More News About Brangelina *yawn*

From In Touch Weekly:

"In Touch has learned that Angelina Jolie and Brad Pitt have given the right to name their baby to the governor of the Erongo region of Namibia, where they are currently living and plan to give birth..

The governor, Samuel Nuuyoma, has gotten close to the couple since their arrival seven weeks ago, and is expected to give a press conference on Friday to brief the media further.

"It's true. This is a great honor for Namibia and everyone is very excited," a government official for Namibia told In Touch .

It is not known what name the governor plans on giving the baby or whether it will be a traditional Namibian one.

Nuuyoma has said that when Angelina goes into labor, any day now, he will go there and name the baby.

In the time Brad and Angelina have been in Namibia, Nuuyoma has dined with the couple, who are interested in helping out in the area."



Oh, yeah, and in other news, Brad can't go to the Cannes Film Festival to promote his movie "Babel," because Angelina's going to pop that sucker out any day now.

I really am sick and tired of Brangelina. So they're a gorgeous couple with gorgeous kids and they do wonderful charity work. Blah.

Brandon Slams Lindsay



Here's the video of Brandon Davis pretty much trashing Lindsay Lohan while Paris Hilton giggles like an idiot in the background and refuses to comment.

For those of you that just want to know what the hell Davis had to say, and I'll admit, it's pretty funny in a drunken way, here is my own written transcript of Brandon's slurs:

"Lindsay Lohan has got the skankiest, sweatiest, orange cunt anyone has ever seen. I haven't seen it, she wants me to see it, but it's orange, and it fucking smells like diarrhea, so fuck off. And who would want to fuck her? Who? Wilmer? First off, is he in a mariachi band? We don't care. and she's got a fire crotch and all you guys then of course suck because you're desperate. Fuck you you fucking whore. Lindsay Lohan is a fire crotch. Ok, just tell me the truth...Lindsay Lohan? Would you fuck her? Her dad's hotter than her, alright? We think she's a fire crotch. I mean, we don't think that, we know that, it's obvious. Red pubic hair comes from inside her. She's like an orange tree. Fire crotches' movie bombed. Fire Pussy. Fire Weiner. I think she's worth about seven million, which means she's really poor. Its disgusting. She lives in a motel. We're gonna leave you with these last words. Lindsay Lohan? Fire crotch. She has freckles coming from inside her vagina, and her clitoris is seven feet long."

That last claim is pretty outrageous. Still, I am cracking up picturing Lohan dragging her seven foot clit behind her at premieres. Oh, me.

Kenzie Dalton a Finalist in Modeling Competition





Here's Chad Michael Murrary's child bride, Kenzie Dalton, modeling at Mansion Nightclub in Miami Beach, Florida on May 20 in the "So You Want to be a Model" finals. In the second picture you can see Nicky Hilton and Niki Taylor posing with the winner, Elizabeth White. I wonder if this is going to become a television show or something? Look closely in the first picture and you can see that Dalton's wearing her engagement ring.

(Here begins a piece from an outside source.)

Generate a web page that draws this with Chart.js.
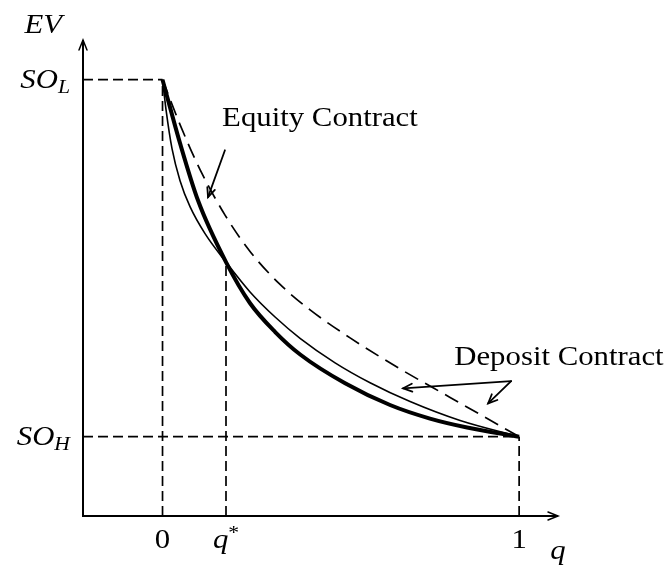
<!DOCTYPE html>
<html>
<head>
<meta charset="utf-8">
<script src="https://cdn.jsdelivr.net/npm/chart.js@4.4.1/dist/chart.umd.min.js"></script>
<style>
  html, body { margin: 0; padding: 0; background: #fff; }
</style>
</head>
<body>
<canvas id="myChart" width="669" height="569"></canvas>
<script>
'use strict';

// DATA

let qStar = 0.178;
let soHigh = 1;
let soLow = 5.5;

let xTickValues = [0, qStar, 1];
let xTickLabels = ['0', 'q*', '1'];
let yTickValues = [soHigh, soLow];
let yTickLabels = ['SO_H', 'SO_L'];

// thick curve (equity contract)
let equityQ = [0, 0.049, 0.0996, 0.178, 0.245, 0.316, 0.386, 0.512, 0.638, 0.750, 0.854, 1];
let equityEV = [5.5, 4.70, 3.976, 3.20, 2.685, 2.319, 2.036, 1.673, 1.399, 1.228, 1.116, 1];

// thin curve (deposit contract)
let depositQ = [0, 0.0098, 0.0266, 0.0491, 0.0771, 0.1192, 0.178, 0.2454, 0.3156, 0.3857, 0.4839, 0.5820, 0.6942, 0.8345, 1];
let depositEV = [5.5, 5.122, 4.630, 4.227, 3.899, 3.559, 3.20, 2.824, 2.508, 2.240, 1.931, 1.680, 1.443, 1.204, 1];

// dashed curve (deposit contract)
let dashedQ = [0, 0.0491, 0.1052, 0.1753, 0.2454, 0.3296, 0.4138, 0.5260, 0.6662, 0.8065, 1];
let dashedEV = [5.5, 4.934, 4.367, 3.793, 3.335, 2.919, 2.598, 2.245, 1.854, 1.495, 1];

let xMin = -0.223;
let xMax = 1.109;
let yMin = 0;
let yMax = 6;

// HELPERS

function toPoints(xs, ys) {
  let pts = [];
  for (let i = 0; i < xs.length; i++) {
    pts.push({ x: xs[i], y: ys[i] });
  }
  return pts;
}

function curve(points, width, dash) {
  return {
    data: points,
    showLine: true,
    borderColor: '#000',
    borderWidth: width,
    borderDash: dash,
    pointRadius: 0,
    cubicInterpolationMode: 'monotone',
    clip: false
  };
}

function guide(points) {
  return {
    data: points,
    showLine: true,
    borderColor: '#000',
    borderWidth: 1.7,
    borderDash: [10, 5],
    pointRadius: 0,
    tension: 0,
    clip: false,
    order: 5
  };
}

let serif = '"Liberation Serif", "Times New Roman", serif';
let stretch = 1.14;

// draws a run list like [{t, italic, size, dy}] starting at x
function drawRuns(ctx, runs, x, y, align) {
  let total = 0;
  for (let r of runs) {
    ctx.font = (r.italic ? 'italic ' : '') + r.size + 'px ' + serif;
    r.w = ctx.measureText(r.t).width * stretch;
    total += r.w;
  }
  let left = x;
  if (align === 'right') left = x - total;
  if (align === 'center') left = x - total / 2;
  for (let r of runs) {
    ctx.save();
    ctx.font = (r.italic ? 'italic ' : '') + r.size + 'px ' + serif;
    ctx.textAlign = 'left';
    ctx.textBaseline = 'alphabetic';
    ctx.translate(left, y + (r.dy || 0));
    ctx.scale(stretch, 1);
    ctx.fillText(r.t, 0, 0);
    ctx.restore();
    left += r.w;
  }
}

// turn 'SO_H' or 'q*' into runs
function mathRuns(label) {
  let isItalic = !/^[0-9]+$/.test(label.replace('*', ''));
  if (label.includes('_')) {
    let parts = label.split('_');
    return [
      { t: parts[0], italic: true, size: 27 },
      { t: parts[1], italic: true, size: 19, dy: 5 }
    ];
  }
  if (label.endsWith('*')) {
    return [
      { t: label.slice(0, -1), italic: isItalic, size: 27 },
      { t: '*', italic: false, size: 19, dy: -9 }
    ];
  }
  return [{ t: label, italic: isItalic, size: 27 }];
}

function arrowHead(ctx, fx, fy, tx, ty, len, half) {
  let a = Math.atan2(ty - fy, tx - fx);
  let s = Math.atan2(half, len);
  let l = Math.hypot(len, half);
  ctx.beginPath();
  ctx.moveTo(tx - l * Math.cos(a - s), ty - l * Math.sin(a - s));
  ctx.lineTo(tx, ty);
  ctx.lineTo(tx - l * Math.cos(a + s), ty - l * Math.sin(a + s));
  ctx.stroke();
}

// annotation arrows and labels, placed in data units
let notes = [
  { text: 'Equity Contract', at: [0.167, 4.92], from: [0.175, 4.61], to: [[0.1276, 4.02]] },
  { text: 'Deposit Contract', at: [0.818, 1.90], from: [0.9776, 1.70], to: [[0.6746, 1.61], [0.913, 1.42]] }
];

let diagramPlugin = {
  id: 'diagram',
  beforeDatasetsDraw(chart) {
    let ctx = chart.ctx;
    let xs = chart.scales.x;
    let ys = chart.scales.y;
    let ox = xs.getPixelForValue(xMin);
    let oy = ys.getPixelForValue(yMin);
    let ex = xs.getPixelForValue(xMax);
    let ey = ys.getPixelForValue(yMax);
    ctx.save();
    ctx.strokeStyle = '#000';
    ctx.lineWidth = 2;
    ctx.lineCap = 'butt';
    ctx.beginPath();
    ctx.moveTo(ox, ey);
    ctx.lineTo(ox, oy);
    ctx.lineTo(ex, oy);
    ctx.stroke();
    ctx.lineWidth = 1.5;
    ctx.lineCap = 'round';
    arrowHead(ctx, ox, oy, ox, ey, 10, 4);
    arrowHead(ctx, ox, oy, ex, oy, 10, 4);
    ctx.restore();
  },
  afterDatasetsDraw(chart) {
    let ctx = chart.ctx;
    let xs = chart.scales.x;
    let ys = chart.scales.y;
    let ox = xs.getPixelForValue(xMin);
    let oy = ys.getPixelForValue(yMin);
    ctx.save();
    ctx.fillStyle = '#000';
    ctx.strokeStyle = '#000';

    // tick labels
    for (let i = 0; i < xTickValues.length; i++) {
      drawRuns(ctx, mathRuns(xTickLabels[i]), xs.getPixelForValue(xTickValues[i]), oy + 32, 'center');
    }
    for (let i = 0; i < yTickValues.length; i++) {
      drawRuns(ctx, mathRuns(yTickLabels[i]), ox - 13, ys.getPixelForValue(yTickValues[i]) + 8, 'right');
    }

    // axis names
    drawRuns(ctx, [{ t: 'EV', italic: true, size: 27 }], ox - 21, ys.getPixelForValue(yMax) - 7, 'right');
    drawRuns(ctx, [{ t: 'q', italic: true, size: 27 }], xs.getPixelForValue(xMax), oy + 43, 'center');

    // notes
    ctx.lineWidth = 1.8;
    ctx.lineCap = 'round';
    for (let n of notes) {
      drawRuns(ctx, [{ t: n.text, italic: false, size: 27 }], xs.getPixelForValue(n.at[0]), ys.getPixelForValue(n.at[1]), 'left');
      let fx = xs.getPixelForValue(n.from[0]);
      let fy = ys.getPixelForValue(n.from[1]);
      for (let t of n.to) {
        let tx = xs.getPixelForValue(t[0]);
        let ty = ys.getPixelForValue(t[1]);
        ctx.beginPath();
        ctx.moveTo(fx, fy);
        ctx.lineTo(tx, ty);
        ctx.stroke();
        arrowHead(ctx, fx, fy, tx, ty, 9, 4);
      }
    }
    ctx.restore();
  }
};

// CHART

let data = {
  datasets: [
    curve(toPoints(equityQ, equityEV), 4, []),
    curve(toPoints(depositQ, depositEV), 1.6, []),
    curve(toPoints(dashedQ, dashedEV), 1.7, [15, 8]),
    guide(toPoints([xMin, 0], [soLow, soLow])),
    guide(toPoints([xMin, 1], [soHigh, soHigh])),
    guide(toPoints([0, 0], [yMin, soLow])),
    guide(toPoints([qStar, qStar], [yMin, 3.2])),
    guide(toPoints([1, 1], [yMin, soHigh]))
  ]
};

let config = {
  type: 'scatter',
  data: data,
  options: {
    responsive: false,
    animation: false,
    events: [],
    layout: { padding: { left: 83, right: 111, top: 40, bottom: 53 } },
    plugins: {
      legend: { display: false },
      tooltip: { enabled: false }
    },
    scales: {
      x: { type: 'linear', min: xMin, max: xMax, display: false },
      y: { type: 'linear', min: yMin, max: yMax, display: false }
    }
  },
  plugins: [diagramPlugin]
};

new Chart(document.getElementById('myChart').getContext('2d'), config);
</script>
</body>
</html>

And heeeeere's the happy couple...and I just threw up in my mouth a little bit.

New Couple? Petra Nemcova and James Blunt


Reported here last month, it now seems that the New York Post is onto the blossoming relationship between supermodel Petra Nemcova and British singer/songwriter James Blunt. After being spotted together at several nightclubs last month, the Post reports that Petra would only play Blunt's "Back to Bedlam" CD at a recent photo shoot for Rampage. When asked about Blunt, Nemcova would only say, "Oh, I know him very well." She was also spotted backstage during his set at the Coachella music festival in Indio, California.

Kidman and Urban Solidify Wedding Plans...


According to MSNBC, lovebirds and fiancees Nicole Kidman and Keith Urban are planning to get married without a prenuptial agreement (mistake number one!) and have selected a date and location for the big event: June 25, in Sydney, Australia, which makes sense for the Aussie natives. Reportedly singing at the ceremony will be Bette Midler, on hand to perform the couple's "special song," "Wind Beneath My Wings." (mistake number two!) If there was a song called, "I'm So Glad I Can Wear Heels and Don't Have to Put Up With All That Scientology Crap Anymore," I'm sure that would be their "special song" instead.

..While Nicole and Adam's Fall Apart.


Despite reports (from Lionel Richie among others) that they are planning their wedding, Nicole Richie and fiancee Adam (DJ AM) Goldstein have officially separated once more. Richie's publicist issued this statement for the couple yesterday: "We are confirming that we have amicably separated." Different reports are coming in from several sources, who insist that Goldstein became tired and disenchanted with Richie's struggles with her alleged eating disorder. Her behavior was apparently getting worse instead of better, and her partying was again becoming out of hand.

Britney's Bad Week

After seeing these recent pictures of Brit Brit bungling things up with her baby (notice the way the carseat is facing...)





...I was totally prepared to call her a lousy mother like I did with the high-chair scenario. But then I saw this picture, which was snapped right after she almost dropped Sean Preston...



...and I feel nothing but very, very sorry for her. I also feel like a dirtbag for wanting to drag her in the mud like everyone else.